The building block was an 8 x 8 nonblocking crossbar, which could also connect to another similar crossbar without using one of the 8 x 8 connections. Use two crossbars to connect 16 processors to a memory system with 16 banks. Virtual memory, with translation done in the memory side of the crossbar (to allow faster context switches). The processor had a small TLB (512 ? page entries).

Use another 8 x 8 crossbar to connect 8 of those together, and you have 128 processors in one system. Note that this scheme may be extended: 8 128 processor systems could be connected by another 8 x 8 crossbar, etc. Great for data-parallel, too bad there wasn't any HPF in 1988 :-( (ESCD played around with PCF, IIRC) The system was a (theoretically) scalable shared memory NUMA computer.

ESCD had a unique nomenclature: the processors were called "computational units", and the set of 16 computational units and memory was called a "processor". Memory was 128 MB per "processor".
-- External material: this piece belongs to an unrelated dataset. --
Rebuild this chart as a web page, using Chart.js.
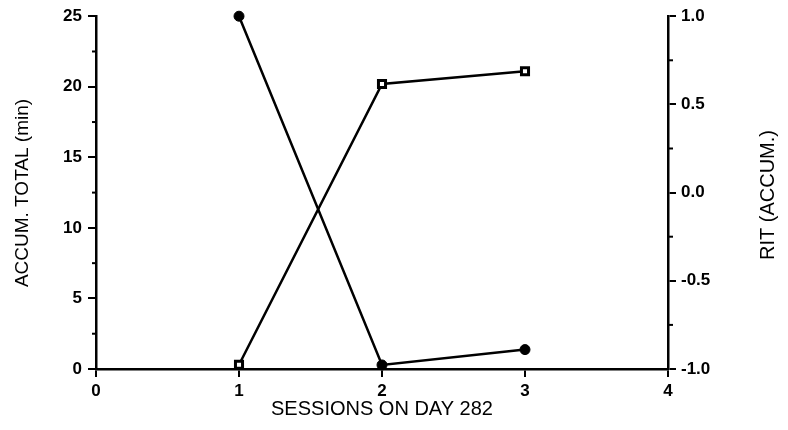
<!DOCTYPE html>
<html>
<head>
<meta charset="utf-8">
<script src="https://cdn.jsdelivr.net/npm/chart.js@4.4.1/dist/chart.umd.min.js"></script>
<style>
  html, body { margin: 0; padding: 0; background: #fff; }
  canvas { display: block; }
</style>
</head>
<body>
<canvas id="ritChart" width="788" height="430"></canvas>
<script>
// sessions on day 282
const sessions = [1, 2, 3];
// accumulated total (min), open squares, left axis
const accumTotal = [0.3, 20.2, 21.1];
// RIT (accum.), filled circles, right axis
const ritAccum = [1.0, -0.977, -0.89];

const leftMinor = [2.5, 7.5, 12.5, 17.5, 22.5];
const rightMinor = [-0.75, -0.25, 0.25, 0.75];

const FONT = "'Liberation Sans', Arial, sans-serif";

function drawVertTitle(ctx, text, x, y, size) {
  ctx.save();
  ctx.fillStyle = "#000";
  ctx.font = `${size}px ${FONT}`;
  ctx.textAlign = "center";
  ctx.textBaseline = "middle";
  ctx.translate(x, y);
  ctx.rotate(-Math.PI / 2);
  ctx.fillText(text, 0, 0);
  ctx.restore();
}

// short minor ticks + rotated y titles
const extras = {
  id: "extras",
  afterDraw(chart) {
    const { ctx, scales: { y, y1 }, chartArea } = chart;
    ctx.save();
    ctx.strokeStyle = "#000";
    ctx.lineWidth = 2;
    leftMinor.forEach((v) => {
      const py = y.getPixelForValue(v);
      ctx.beginPath();
      ctx.moveTo(chartArea.left - 4, py);
      ctx.lineTo(chartArea.left + 1, py);
      ctx.stroke();
    });
    rightMinor.forEach((v) => {
      const py = y1.getPixelForValue(v);
      ctx.beginPath();
      ctx.moveTo(chartArea.right - 1, py);
      ctx.lineTo(chartArea.right + 5, py);
      ctx.stroke();
    });
    ctx.restore();
    drawVertTitle(ctx, "ACCUM. TOTAL (min)", 23, 193, 19);
    drawVertTitle(ctx, "RIT (ACCUM.)", 768, 195, 20);
  },
};

const tickFont = { family: FONT, size: 17, weight: "bold" };

new Chart(document.getElementById("ritChart"), {
  type: "line",
  data: {
    datasets: [
      {
        label: "ACCUM. TOTAL",
        data: sessions.map((s, i) => ({ x: s, y: accumTotal[i] })),
        yAxisID: "y",
        borderColor: "#000",
        borderWidth: 2.5,
        pointStyle: "rect",
        pointRadius: 5,
        pointBorderWidth: 3,
        pointBackgroundColor: "#fff",
        pointBorderColor: "#000",
        tension: 0,
      },
      {
        label: "RIT",
        data: sessions.map((s, i) => ({ x: s, y: ritAccum[i] })),
        yAxisID: "y1",
        borderColor: "#000",
        borderWidth: 2.5,
        pointStyle: "circle",
        pointRadius: 5,
        pointBorderWidth: 1,
        pointBackgroundColor: "#000",
        pointBorderColor: "#000",
        tension: 0,
      },
    ],
  },
  options: {
    responsive: false,
    animation: false,
    clip: false,
    layout: { padding: { top: 16, bottom: 0 } },
    plugins: { legend: { display: false }, tooltip: { enabled: false } },
    scales: {
      x: {
        type: "linear",
        min: 0,
        max: 4,
        ticks: { stepSize: 1, color: "#000", font: tickFont, padding: 4 },
        grid: { drawOnChartArea: false, color: "#000", lineWidth: 2, tickLength: 8 },
        border: { display: true, color: "#000", width: 2.5 },
        title: {
          display: true,
          text: "SESSIONS ON DAY 282",
          color: "#000",
          font: { family: FONT, size: 20 },
          padding: { top: 0, bottom: 9 },
        },
        afterFit(scale) { scale.height = 61; },
      },
      y: {
        position: "left",
        min: 0,
        max: 25,
        ticks: { stepSize: 5, color: "#000", font: tickFont, padding: 6 },
        grid: { drawOnChartArea: false, color: "#000", lineWidth: 2, tickLength: 8 },
        border: { display: true, color: "#000", width: 2.5 },
        afterFit(scale) { scale.width = 96; },
      },
      y1: {
        position: "right",
        min: -1,
        max: 1,
        ticks: {
          stepSize: 0.5,
          color: "#000",
          font: tickFont,
          padding: 5,
          callback: (v) => Number(v).toFixed(1),
        },
        grid: { drawOnChartArea: false, color: "#000", lineWidth: 2, tickLength: 8 },
        border: { display: true, color: "#000", width: 2.5 },
        afterFit(scale) { scale.width = 120; },
      },
    },
  },
  plugins: [extras],
});
</script>
</body>
</html>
Use MACH for your OS, so you'll have a "parallel" unix. You need the parallel file system to drive the very good I/O subsystem, which was rated at 200 MB/s per processor (1.6 GB/s per full system).

Neatly finessing the issue of custom v. off-the-shelf processor, ESCD made their own processor, but used Weitek chips for the floating point. (This was back in the days when a processor was a "chip set", rather than the single die for sale today.) During development, the clock was 40 MHz, with plans to go to 50 Mhz by the time of production. 32-bit words, but the Weitek's would do 64-bit fp nicely. Luminal speed was about 12 Mflops per computatiuonal unit. Measured speeds (i.e., operands in memory rather than register) were more like 2-3 Mflops per.

There were some unexpected problems with the pipelines in the processors: certain instructions couldn't be issued at particular clocks after issue of certian other instructions. The French called this "pipeline hazards", the Californians called it "cursed instruction sequences". It was a closely guarded secret, and caused ESCD to not release the instruction set, nor the assembler.

Biggest problem with the design was memory access: processor to memory: return the physical address of this virtual address memory to processor: here's the paddress processor to memory: read/write data to/from this physical address memory to processor/processor to memory: here's the data

So a memory op was actually 4 messages rather than 2 anytime the physical address wasn't in the processor's small TLB. Think Linpack. 512 pages just ain't supercomputin'

Serials 1 and 2 went to Caltech and U. Colorado at Boulder (can't recall which got which). Up to about serial 7 or so were in some stage of production when the project ended. The ES-1 at CU Boulder was installed right beside, and during the same week as, the Myrias SPS-2. Head to head competition. (Myrias was in-and-out in a couple of days. ESCD needed a couple of weeks.)

Neatest thing:

Being within walking distance of Shoreline City Park, so a walk would clear the head of the frustrations of working on beta (alpha ?) HW & SW.

Funniest thing:

Culturally, ESCD couldn't take a meal together, because

Mort d'ES-1

The project ended when Evans resigned from the Board of E&S. Then a 4/3 vote in favor of the project became a 3/4 vote against. We got 60 days notice (U.S. plant closing law), it was announced at the Supercomputing convention in Reno. (If you have to end my project, end it at the Supercomputing convention. Most of the places I might look for work are within walking distance. For the record, Henry Cornelius was the first headhunter to our booth after the announcement, within 3 or 4 minutes.)

Lessons Learnt:

Don't push too many technologies simultaneously. Chips checked out on the silicon compiler, but were too dense (100K transistors in 1986) for the foundries to make at acceptable yield; MACH was not ready for commercial use in 1988.